Microsoft Purview addresses these limitations by offering a comprehensive, enterprise-wide data governance solution. Purview catalogs data assets across services, capturing their definitions, classifications, and metadata to provide a central inventory of all organizational data. It tracks lineage at a granular level, recording every transformation, dependency, and flow of data from ingestion to consumption. This includes connections between Lakehouse tables, data warehouse objects, KQL databases, and semantic models. By providing a unified view of data movement and dependencies, Purview enables organizations to understand how changes in one dataset or system might impact others downstream.
Beyond lineage, Purview supports policy enforcement, auditing, and compliance monitoring. Organizations can classify sensitive information, implement access controls, enforce governance policies, and maintain audit trails. This ensures that data usage aligns with regulatory requirements and internal standards, supporting accountability and risk management. Integration with various services allows Purview to bridge operational, analytical, and reporting layers, providing complete visibility into how data is created, transformed, stored, and consumed.
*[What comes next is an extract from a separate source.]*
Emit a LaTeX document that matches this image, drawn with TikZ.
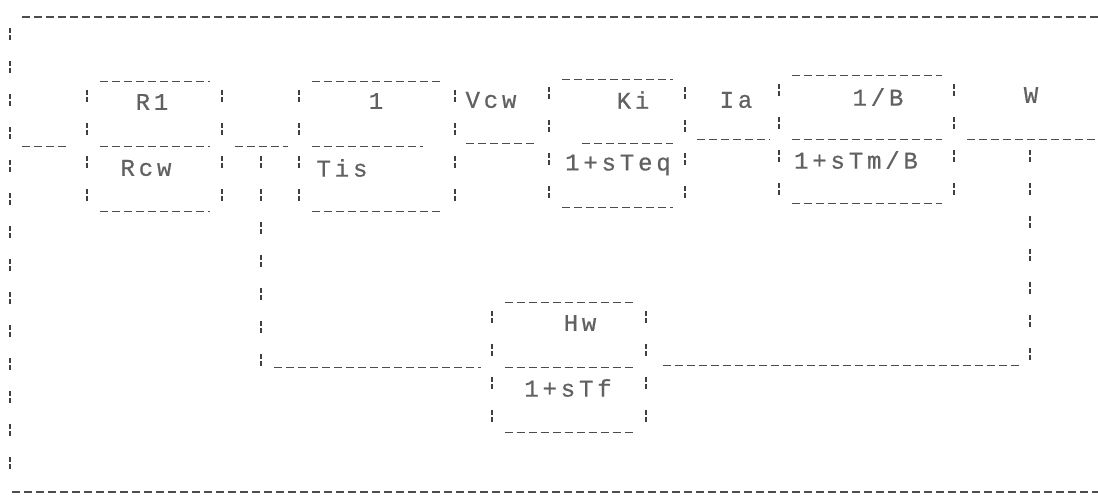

By combining lineage tracking, metadata cataloging, and governance enforcement, Purview ensures that organizations can maintain traceability, security, and consistency across their entire data ecosystem. Analysts, data engineers, and compliance teams can rely on a single source of truth to manage data effectively, drive informed decisions, and uphold regulatory standards, making Purview a critical tool for enterprise-scale data management.